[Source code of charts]
◇ ◇ ◇
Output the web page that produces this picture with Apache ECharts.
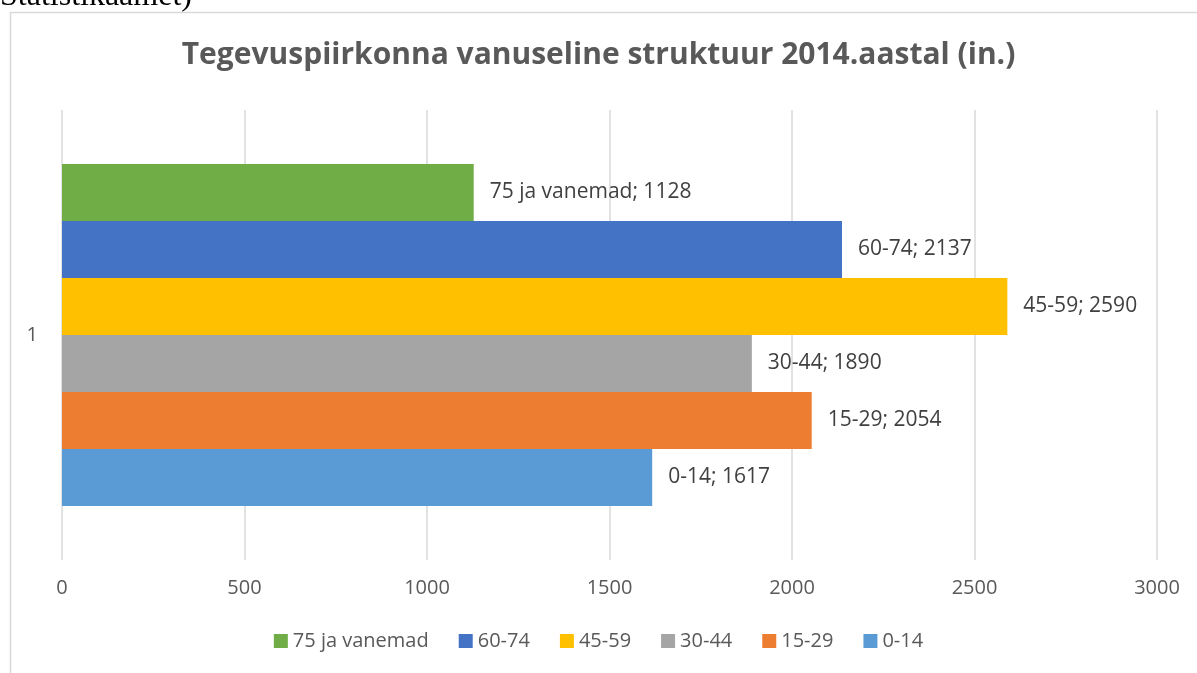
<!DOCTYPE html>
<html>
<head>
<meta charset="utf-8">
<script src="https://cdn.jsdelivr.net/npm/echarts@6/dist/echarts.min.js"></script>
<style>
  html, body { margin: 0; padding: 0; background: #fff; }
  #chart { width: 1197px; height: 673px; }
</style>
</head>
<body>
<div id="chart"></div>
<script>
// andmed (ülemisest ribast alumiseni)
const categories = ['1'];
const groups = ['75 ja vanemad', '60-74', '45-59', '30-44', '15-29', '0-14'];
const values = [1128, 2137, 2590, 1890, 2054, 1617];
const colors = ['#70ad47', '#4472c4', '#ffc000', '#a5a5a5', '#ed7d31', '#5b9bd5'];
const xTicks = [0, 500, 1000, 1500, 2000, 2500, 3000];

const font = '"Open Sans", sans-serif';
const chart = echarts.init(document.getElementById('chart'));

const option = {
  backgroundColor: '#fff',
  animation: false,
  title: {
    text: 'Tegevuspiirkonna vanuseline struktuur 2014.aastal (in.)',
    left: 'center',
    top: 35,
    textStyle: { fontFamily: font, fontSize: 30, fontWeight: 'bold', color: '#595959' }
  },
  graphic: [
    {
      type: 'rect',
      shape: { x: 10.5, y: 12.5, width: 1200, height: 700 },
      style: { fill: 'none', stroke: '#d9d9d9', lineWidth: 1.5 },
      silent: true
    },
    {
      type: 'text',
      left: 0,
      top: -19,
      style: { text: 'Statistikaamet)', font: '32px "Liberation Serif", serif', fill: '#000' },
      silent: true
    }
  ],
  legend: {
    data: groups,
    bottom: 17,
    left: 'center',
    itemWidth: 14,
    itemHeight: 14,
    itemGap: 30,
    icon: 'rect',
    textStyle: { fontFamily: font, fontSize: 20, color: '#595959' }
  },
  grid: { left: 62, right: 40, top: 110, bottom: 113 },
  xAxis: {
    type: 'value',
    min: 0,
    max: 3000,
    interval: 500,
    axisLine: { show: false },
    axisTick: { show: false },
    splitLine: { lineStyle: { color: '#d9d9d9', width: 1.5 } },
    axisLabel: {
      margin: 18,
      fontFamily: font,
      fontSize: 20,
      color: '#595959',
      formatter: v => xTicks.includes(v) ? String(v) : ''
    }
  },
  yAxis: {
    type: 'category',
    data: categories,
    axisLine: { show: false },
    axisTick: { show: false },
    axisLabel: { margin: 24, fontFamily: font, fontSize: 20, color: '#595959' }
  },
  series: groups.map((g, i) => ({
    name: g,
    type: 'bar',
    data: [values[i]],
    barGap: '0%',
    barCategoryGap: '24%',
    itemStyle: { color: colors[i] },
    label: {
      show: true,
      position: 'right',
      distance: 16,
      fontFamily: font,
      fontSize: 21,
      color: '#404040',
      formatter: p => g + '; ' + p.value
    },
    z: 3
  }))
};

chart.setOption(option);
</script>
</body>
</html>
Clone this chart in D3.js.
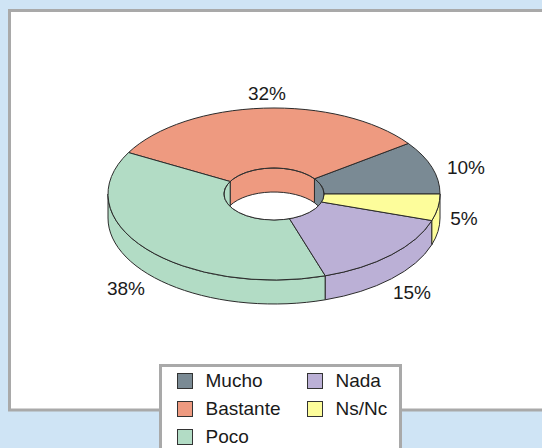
◇ ◇ ◇
▸ Your goal:
The records above must be transcribed exactly. Pictures are left out of the copy.

▸ Solution to the problem:
Output the web page that produces this picture with Apache ECharts.
<!DOCTYPE html>
<html>
<head>
<meta charset="utf-8">
<script src="https://cdn.jsdelivr.net/npm/echarts@6/dist/echarts.min.js"></script>
<style>
  html, body { margin: 0; padding: 0; background: #fff; }
  #chart { width: 1197px; height: 673px; }
</style>
</head>
<body>
<div id="chart"></div>
<script>
// andmed (ülemisest ribast alumiseni)
const categories = ['1'];
const groups = ['75 ja vanemad', '60-74', '45-59', '30-44', '15-29', '0-14'];
const values = [1128, 2137, 2590, 1890, 2054, 1617];
const colors = ['#70ad47', '#4472c4', '#ffc000', '#a5a5a5', '#ed7d31', '#5b9bd5'];
const xTicks = [0, 500, 1000, 1500, 2000, 2500, 3000];

const font = '"Open Sans", sans-serif';
const chart = echarts.init(document.getElementById('chart'));

const option = {
  backgroundColor: '#fff',
  animation: false,
  title: {
    text: 'Tegevuspiirkonna vanuseline struktuur 2014.aastal (in.)',
    left: 'center',
    top: 35,
    textStyle: { fontFamily: font, fontSize: 30, fontWeight: 'bold', color: '#595959' }
  },
  graphic: [
    {
      type: 'rect',
      shape: { x: 10.5, y: 12.5, width: 1200, height: 700 },
      style: { fill: 'none', stroke: '#d9d9d9', lineWidth: 1.5 },
      silent: true
    },
    {
      type: 'text',
      left: 0,
      top: -19,
      style: { text: 'Statistikaamet)', font: '32px "Liberation Serif", serif', fill: '#000' },
      silent: true
    }
  ],
  legend: {
    data: groups,
    bottom: 17,
    left: 'center',
    itemWidth: 14,
    itemHeight: 14,
    itemGap: 30,
    icon: 'rect',
    textStyle: { fontFamily: font, fontSize: 20, color: '#595959' }
  },
  grid: { left: 62, right: 40, top: 110, bottom: 113 },
  xAxis: {
    type: 'value',
    min: 0,
    max: 3000,
    interval: 500,
    axisLine: { show: false },
    axisTick: { show: false },
    splitLine: { lineStyle: { color: '#d9d9d9', width: 1.5 } },
    axisLabel: {
      margin: 18,
      fontFamily: font,
      fontSize: 20,
      color: '#595959',
      formatter: v => xTicks.includes(v) ? String(v) : ''
    }
  },
  yAxis: {
    type: 'category',
    data: categories,
    axisLine: { show: false },
    axisTick: { show: false },
    axisLabel: { margin: 24, fontFamily: font, fontSize: 20, color: '#595959' }
  },
  series: groups.map((g, i) => ({
    name: g,
    type: 'bar',
    data: [values[i]],
    barGap: '0%',
    barCategoryGap: '24%',
    itemStyle: { color: colors[i] },
    label: {
      show: true,
      position: 'right',
      distance: 16,
      fontFamily: font,
      fontSize: 21,
      color: '#404040',
      formatter: p => g + '; ' + p.value
    },
    z: 3
  }))
};

chart.setOption(option);
</script>
</body>
</html>
Clone this chart in D3.js.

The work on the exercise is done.